- **Stated task**: Set down every entry word for word. Omit the pictures.

- **Dataset excerpts**:
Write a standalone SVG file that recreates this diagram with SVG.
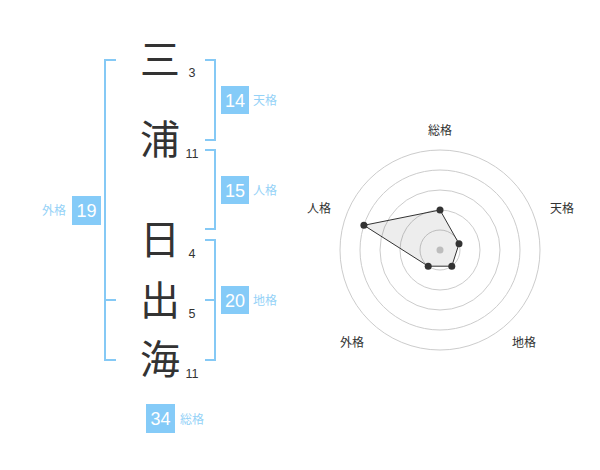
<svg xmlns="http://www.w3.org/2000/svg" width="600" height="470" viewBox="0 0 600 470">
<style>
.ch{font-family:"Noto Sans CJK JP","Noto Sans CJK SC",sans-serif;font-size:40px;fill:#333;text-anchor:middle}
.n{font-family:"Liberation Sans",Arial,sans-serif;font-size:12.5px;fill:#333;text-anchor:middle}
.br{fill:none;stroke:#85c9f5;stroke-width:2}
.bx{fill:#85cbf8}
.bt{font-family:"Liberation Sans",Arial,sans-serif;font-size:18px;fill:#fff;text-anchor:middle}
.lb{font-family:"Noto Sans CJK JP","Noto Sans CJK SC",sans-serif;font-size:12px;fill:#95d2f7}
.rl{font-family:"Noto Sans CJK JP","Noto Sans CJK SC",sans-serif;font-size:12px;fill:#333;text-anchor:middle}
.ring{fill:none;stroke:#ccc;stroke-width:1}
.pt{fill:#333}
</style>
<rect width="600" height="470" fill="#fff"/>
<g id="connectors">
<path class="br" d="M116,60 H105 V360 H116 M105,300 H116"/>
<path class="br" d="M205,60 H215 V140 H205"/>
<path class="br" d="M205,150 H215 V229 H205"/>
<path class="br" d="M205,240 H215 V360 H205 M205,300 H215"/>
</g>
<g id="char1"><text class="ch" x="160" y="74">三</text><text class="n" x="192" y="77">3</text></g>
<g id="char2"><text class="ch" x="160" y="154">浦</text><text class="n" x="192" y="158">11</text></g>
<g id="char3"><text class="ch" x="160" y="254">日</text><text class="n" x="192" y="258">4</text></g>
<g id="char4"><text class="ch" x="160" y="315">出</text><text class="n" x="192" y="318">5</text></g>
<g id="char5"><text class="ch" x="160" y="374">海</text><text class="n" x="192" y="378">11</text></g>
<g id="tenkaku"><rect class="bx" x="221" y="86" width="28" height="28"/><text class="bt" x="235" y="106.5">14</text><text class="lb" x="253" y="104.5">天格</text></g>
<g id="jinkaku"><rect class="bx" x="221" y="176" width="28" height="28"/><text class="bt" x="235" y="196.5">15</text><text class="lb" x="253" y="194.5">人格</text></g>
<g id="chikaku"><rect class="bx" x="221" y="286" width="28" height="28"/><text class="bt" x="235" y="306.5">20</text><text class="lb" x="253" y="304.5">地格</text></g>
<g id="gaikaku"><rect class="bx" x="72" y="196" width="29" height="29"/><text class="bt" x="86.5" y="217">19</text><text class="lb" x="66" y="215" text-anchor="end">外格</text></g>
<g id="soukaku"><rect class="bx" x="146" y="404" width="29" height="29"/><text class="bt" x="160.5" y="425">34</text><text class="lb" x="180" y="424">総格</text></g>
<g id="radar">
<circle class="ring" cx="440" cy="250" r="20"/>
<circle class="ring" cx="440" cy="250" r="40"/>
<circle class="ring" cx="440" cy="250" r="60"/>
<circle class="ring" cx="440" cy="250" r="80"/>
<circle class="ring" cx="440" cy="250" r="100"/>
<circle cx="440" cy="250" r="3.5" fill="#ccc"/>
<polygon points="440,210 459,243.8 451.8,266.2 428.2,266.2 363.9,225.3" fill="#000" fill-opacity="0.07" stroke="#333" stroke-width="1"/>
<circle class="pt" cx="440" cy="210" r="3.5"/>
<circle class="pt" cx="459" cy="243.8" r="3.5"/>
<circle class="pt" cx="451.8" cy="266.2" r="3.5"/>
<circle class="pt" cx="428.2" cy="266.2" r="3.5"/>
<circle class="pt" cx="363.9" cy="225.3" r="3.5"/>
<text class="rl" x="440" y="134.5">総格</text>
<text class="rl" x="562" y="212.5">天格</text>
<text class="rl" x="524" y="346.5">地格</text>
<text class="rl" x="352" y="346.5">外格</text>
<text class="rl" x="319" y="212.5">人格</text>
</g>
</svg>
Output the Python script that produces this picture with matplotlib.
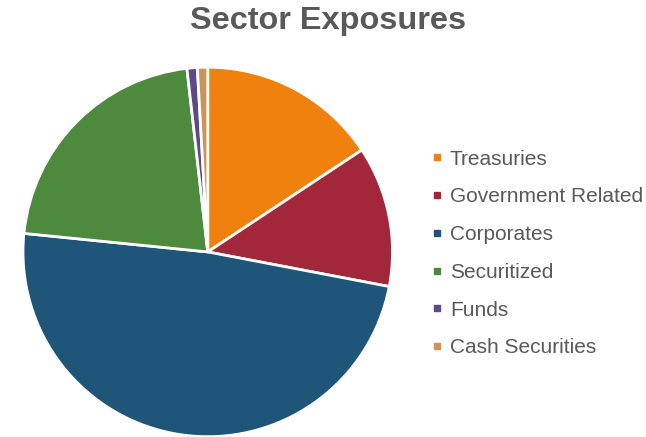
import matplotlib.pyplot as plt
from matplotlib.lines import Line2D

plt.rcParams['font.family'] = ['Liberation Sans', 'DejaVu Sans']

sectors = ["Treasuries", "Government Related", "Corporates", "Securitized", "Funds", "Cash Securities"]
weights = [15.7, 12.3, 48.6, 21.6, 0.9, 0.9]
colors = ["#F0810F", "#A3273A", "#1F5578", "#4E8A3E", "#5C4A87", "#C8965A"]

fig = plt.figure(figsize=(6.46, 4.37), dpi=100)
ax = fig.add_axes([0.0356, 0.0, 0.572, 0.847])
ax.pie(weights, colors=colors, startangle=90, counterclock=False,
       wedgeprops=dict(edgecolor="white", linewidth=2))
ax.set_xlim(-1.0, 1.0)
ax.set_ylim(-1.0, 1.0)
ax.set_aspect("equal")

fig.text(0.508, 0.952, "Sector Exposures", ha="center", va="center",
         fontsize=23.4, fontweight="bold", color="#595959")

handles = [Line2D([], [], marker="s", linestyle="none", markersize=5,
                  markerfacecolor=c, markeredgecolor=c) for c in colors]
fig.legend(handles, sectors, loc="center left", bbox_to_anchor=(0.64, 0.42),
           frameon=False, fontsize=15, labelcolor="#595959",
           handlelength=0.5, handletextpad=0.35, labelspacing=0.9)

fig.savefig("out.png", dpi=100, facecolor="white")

- **Answer for the task**:
Write a standalone SVG file that recreates this diagram with SVG.
<svg xmlns="http://www.w3.org/2000/svg" width="600" height="470" viewBox="0 0 600 470">
<style>
.ch{font-family:"Noto Sans CJK JP","Noto Sans CJK SC",sans-serif;font-size:40px;fill:#333;text-anchor:middle}
.n{font-family:"Liberation Sans",Arial,sans-serif;font-size:12.5px;fill:#333;text-anchor:middle}
.br{fill:none;stroke:#85c9f5;stroke-width:2}
.bx{fill:#85cbf8}
.bt{font-family:"Liberation Sans",Arial,sans-serif;font-size:18px;fill:#fff;text-anchor:middle}
.lb{font-family:"Noto Sans CJK JP","Noto Sans CJK SC",sans-serif;font-size:12px;fill:#95d2f7}
.rl{font-family:"Noto Sans CJK JP","Noto Sans CJK SC",sans-serif;font-size:12px;fill:#333;text-anchor:middle}
.ring{fill:none;stroke:#ccc;stroke-width:1}
.pt{fill:#333}
</style>
<rect width="600" height="470" fill="#fff"/>
<g id="connectors">
<path class="br" d="M116,60 H105 V360 H116 M105,300 H116"/>
<path class="br" d="M205,60 H215 V140 H205"/>
<path class="br" d="M205,150 H215 V229 H205"/>
<path class="br" d="M205,240 H215 V360 H205 M205,300 H215"/>
</g>
<g id="char1"><text class="ch" x="160" y="74">三</text><text class="n" x="192" y="77">3</text></g>
<g id="char2"><text class="ch" x="160" y="154">浦</text><text class="n" x="192" y="158">11</text></g>
<g id="char3"><text class="ch" x="160" y="254">日</text><text class="n" x="192" y="258">4</text></g>
<g id="char4"><text class="ch" x="160" y="315">出</text><text class="n" x="192" y="318">5</text></g>
<g id="char5"><text class="ch" x="160" y="374">海</text><text class="n" x="192" y="378">11</text></g>
<g id="tenkaku"><rect class="bx" x="221" y="86" width="28" height="28"/><text class="bt" x="235" y="106.5">14</text><text class="lb" x="253" y="104.5">天格</text></g>
<g id="jinkaku"><rect class="bx" x="221" y="176" width="28" height="28"/><text class="bt" x="235" y="196.5">15</text><text class="lb" x="253" y="194.5">人格</text></g>
<g id="chikaku"><rect class="bx" x="221" y="286" width="28" height="28"/><text class="bt" x="235" y="306.5">20</text><text class="lb" x="253" y="304.5">地格</text></g>
<g id="gaikaku"><rect class="bx" x="72" y="196" width="29" height="29"/><text class="bt" x="86.5" y="217">19</text><text class="lb" x="66" y="215" text-anchor="end">外格</text></g>
<g id="soukaku"><rect class="bx" x="146" y="404" width="29" height="29"/><text class="bt" x="160.5" y="425">34</text><text class="lb" x="180" y="424">総格</text></g>
<g id="radar">
<circle class="ring" cx="440" cy="250" r="20"/>
<circle class="ring" cx="440" cy="250" r="40"/>
<circle class="ring" cx="440" cy="250" r="60"/>
<circle class="ring" cx="440" cy="250" r="80"/>
<circle class="ring" cx="440" cy="250" r="100"/>
<circle cx="440" cy="250" r="3.5" fill="#ccc"/>
<polygon points="440,210 459,243.8 451.8,266.2 428.2,266.2 363.9,225.3" fill="#000" fill-opacity="0.07" stroke="#333" stroke-width="1"/>
<circle class="pt" cx="440" cy="210" r="3.5"/>
<circle class="pt" cx="459" cy="243.8" r="3.5"/>
<circle class="pt" cx="451.8" cy="266.2" r="3.5"/>
<circle class="pt" cx="428.2" cy="266.2" r="3.5"/>
<circle class="pt" cx="363.9" cy="225.3" r="3.5"/>
<text class="rl" x="440" y="134.5">総格</text>
<text class="rl" x="562" y="212.5">天格</text>
<text class="rl" x="524" y="346.5">地格</text>
<text class="rl" x="352" y="346.5">外格</text>
<text class="rl" x="319" y="212.5">人格</text>
</g>
</svg>
Output the Python script that produces this picture with matplotlib.
import matplotlib.pyplot as plt
from matplotlib.lines import Line2D

plt.rcParams['font.family'] = ['Liberation Sans', 'DejaVu Sans']

sectors = ["Treasuries", "Government Related", "Corporates", "Securitized", "Funds", "Cash Securities"]
weights = [15.7, 12.3, 48.6, 21.6, 0.9, 0.9]
colors = ["#F0810F", "#A3273A", "#1F5578", "#4E8A3E", "#5C4A87", "#C8965A"]

fig = plt.figure(figsize=(6.46, 4.37), dpi=100)
ax = fig.add_axes([0.0356, 0.0, 0.572, 0.847])
ax.pie(weights, colors=colors, startangle=90, counterclock=False,
       wedgeprops=dict(edgecolor="white", linewidth=2))
ax.set_xlim(-1.0, 1.0)
ax.set_ylim(-1.0, 1.0)
ax.set_aspect("equal")

fig.text(0.508, 0.952, "Sector Exposures", ha="center", va="center",
         fontsize=23.4, fontweight="bold", color="#595959")

handles = [Line2D([], [], marker="s", linestyle="none", markersize=5,
                  markerfacecolor=c, markeredgecolor=c) for c in colors]
fig.legend(handles, sectors, loc="center left", bbox_to_anchor=(0.64, 0.42),
           frameon=False, fontsize=15, labelcolor="#595959",
           handlelength=0.5, handletextpad=0.35, labelspacing=0.9)

fig.savefig("out.png", dpi=100, facecolor="white")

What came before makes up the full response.